La dernière ballade de John et Yoko
Fondus en un syntagme musical, John et Yoko se partagent les chansons de Double Fantasy, album du retour aux affaires. Pourtant, si les compositions se répondent selon un dialogue amoureux, chacun annexe son territoire de prédilection. John demeure fidèle au rock, convoque des fantômes tutélaires sur « Starting over » -Elvis en tête-. Totalement sourds aux révolutions punks/new wave, les autres morceaux attestent des capacités intactes de leur auteur. « I'm losing you », aussi âpre que « Cold Turkey », chante l'isolement sentimental, « Woman », onctueuse sucrerie mélodique, se revendique comme un hommage à l' « autre moitié du ciel », paraît surtout la version mature du célèbre « Girl » des Beatles. Le reste pâlit à l'ombre de ces fulgurances créatrices, mais « Beautiful boy » ou « Watching the wheels » méritent assurément un accessit.
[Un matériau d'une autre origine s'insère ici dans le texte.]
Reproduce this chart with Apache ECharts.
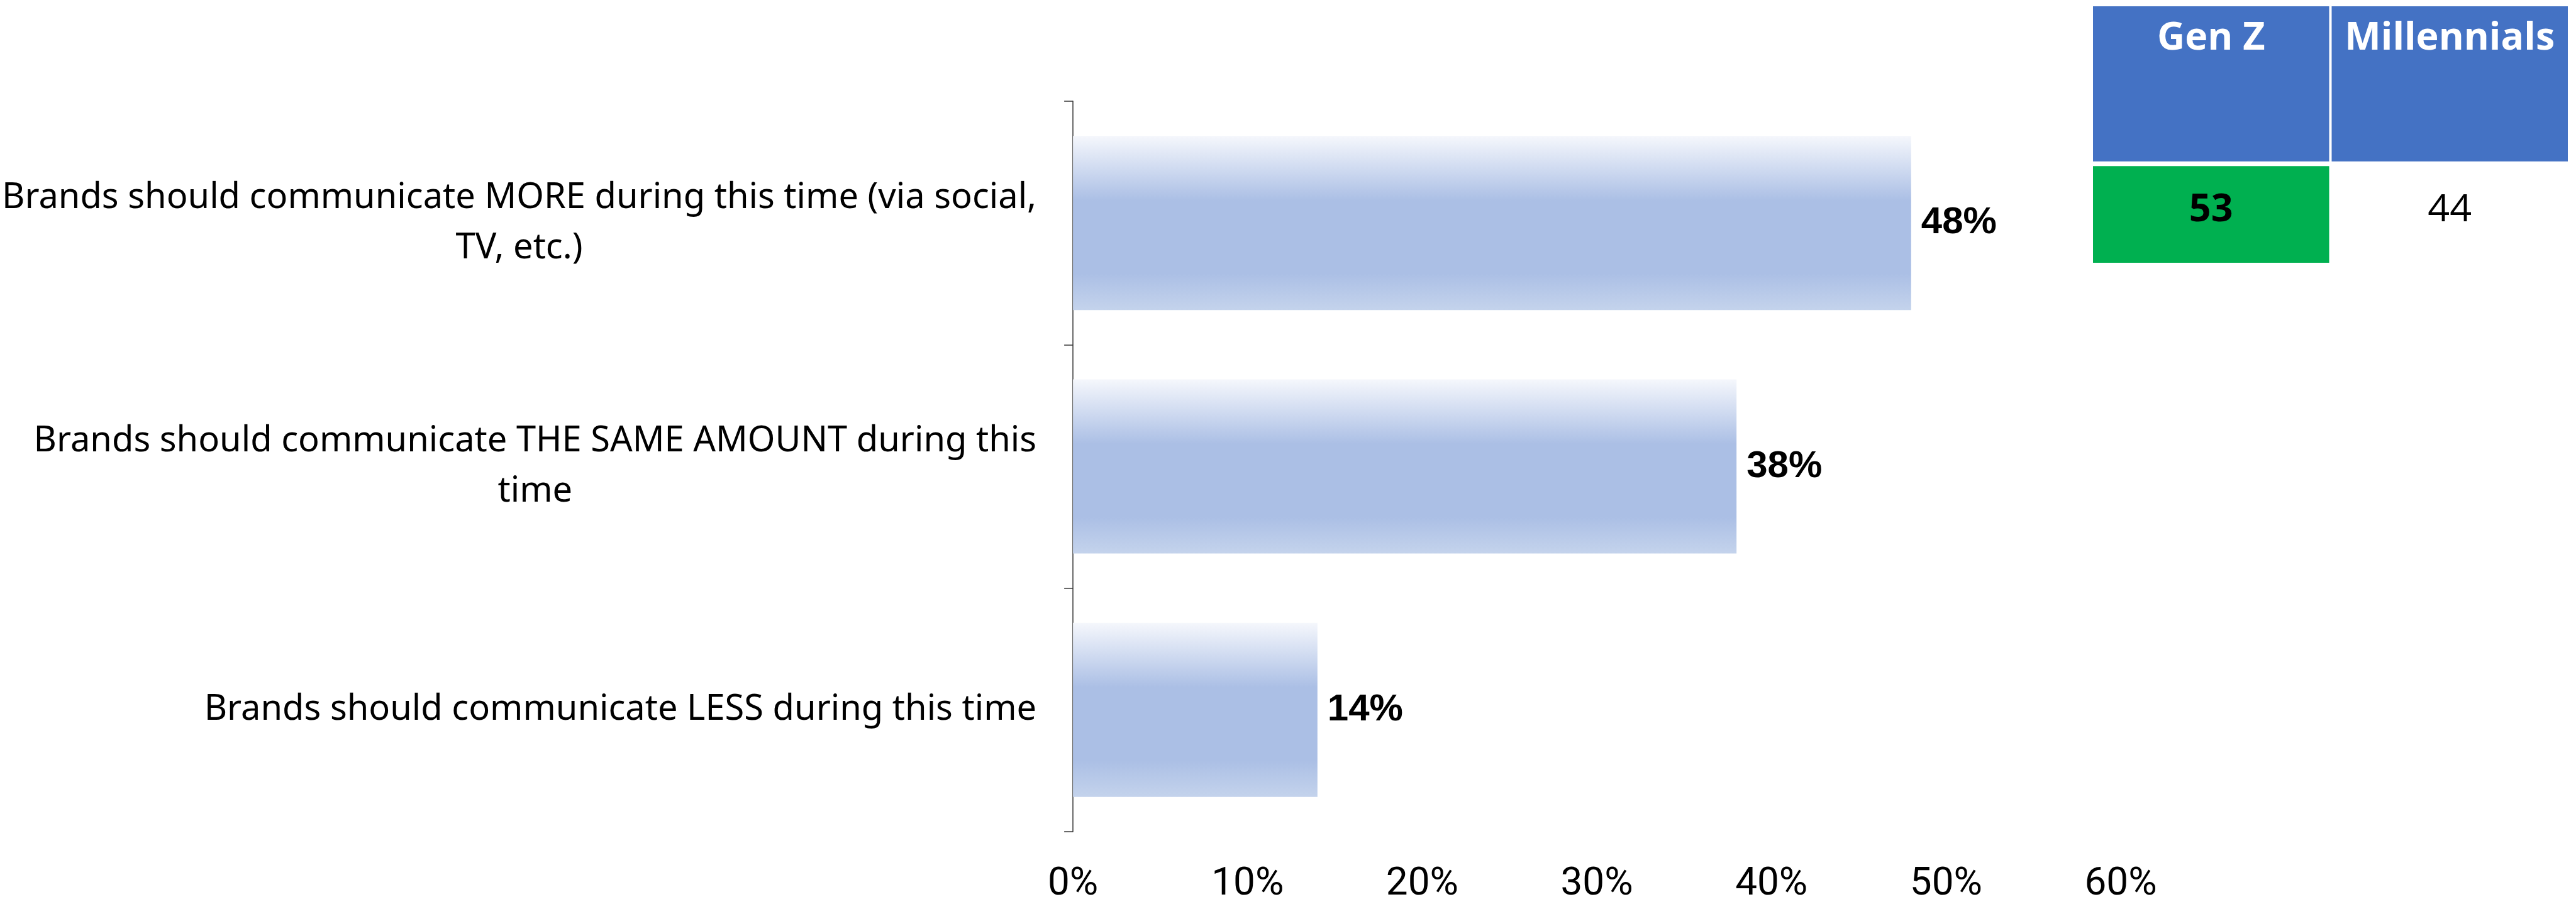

De son côté, Yoko choisit la pulsation new-wave, sans renier ce qui a forgé sa (sulfureuse) réputation : des inflexions vocales, qui culminent en orgasme sur « Kiss kiss kiss », se font plus caressantes sur « I'm your angel » ou privilégient l'émotion dans « Beautiful boys ». Incarnation de la Mère Supérieure, tantôt cajolante, tantôt sévère, miss Ono s'ancre dans une modernité audacieuse, bientôt confirmée par l'excellent « Walking on thin ice ».
Le destin a figé Double Fantasy en testament. Trois décennies plus tard, il convient d'accueillir cet album pour ce qu'il est : le témoignage d'un duo artistique en perpétuelle recherche.